Distilled White Vinegar
Distilled white vinegar is mildly acidic, which makes it an excellent all-natural soap scum remover. The acids in distilled white vinegar dissolve the mineral and soap buildup that create soap scum so that the film is easily wiped away. To use distilled white vinegar as a soap scum remover, either apply it directly to the soap scum or mix equal parts distilled white vinegar and water in a squirt bottle. Spray the vinegar or vinegar solution onto the soap scum from the bottle. Wipe away the film using a cleaning cloth or paper towels.
If you find the scent of white vinegar unappealing, try using lemon juice on your soap scum problem instead. Lemon juice is just as acidic as distilled white vinegar and works just as well for removing soap scum. The difference is that lemon juice has a citrus smell that some find more pleasant than vinegar. Another difference is cost; lemon juice is more expensive than white vinegar. Use lemon juice in the same way you would use vinegar, by spraying directly onto soap scum or by mixing equal parts lemon juice and water and spraying that onto soap scum. (Diluting the lemon juice with water will help with the more expensive cost of the juice as you will use less juice to clean this way.)

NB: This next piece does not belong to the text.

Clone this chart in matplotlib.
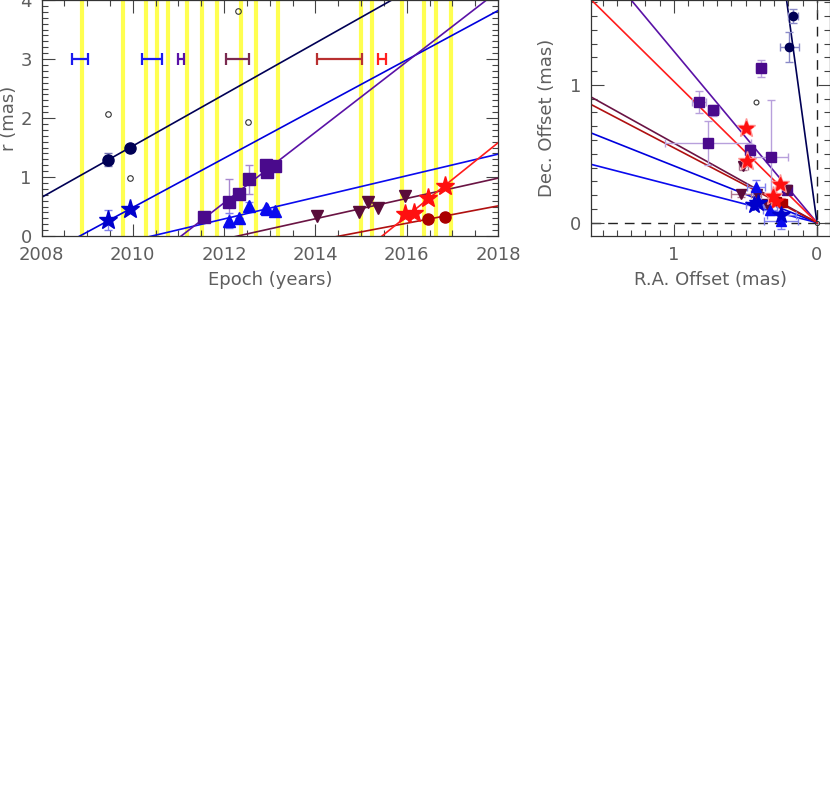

Rubbing alcohol, also known as isopropyl alcohol, is used in many commercial cleaning solutions. This alcohol is useful for cleaning soap scum from glass as well as tile surfaces. Try combining 1 cup of rubbing alcohol with 1 cup water and 1 tbsp. white vinegar in a spray bottle. Spray this mixture onto any surface affected by soap scum, then wipe with a cleaning cloth or paper towels. Using alcohol removes soap scum and gives you the peace of mind knowing that no harmful chemicals were used to clean your bathroom.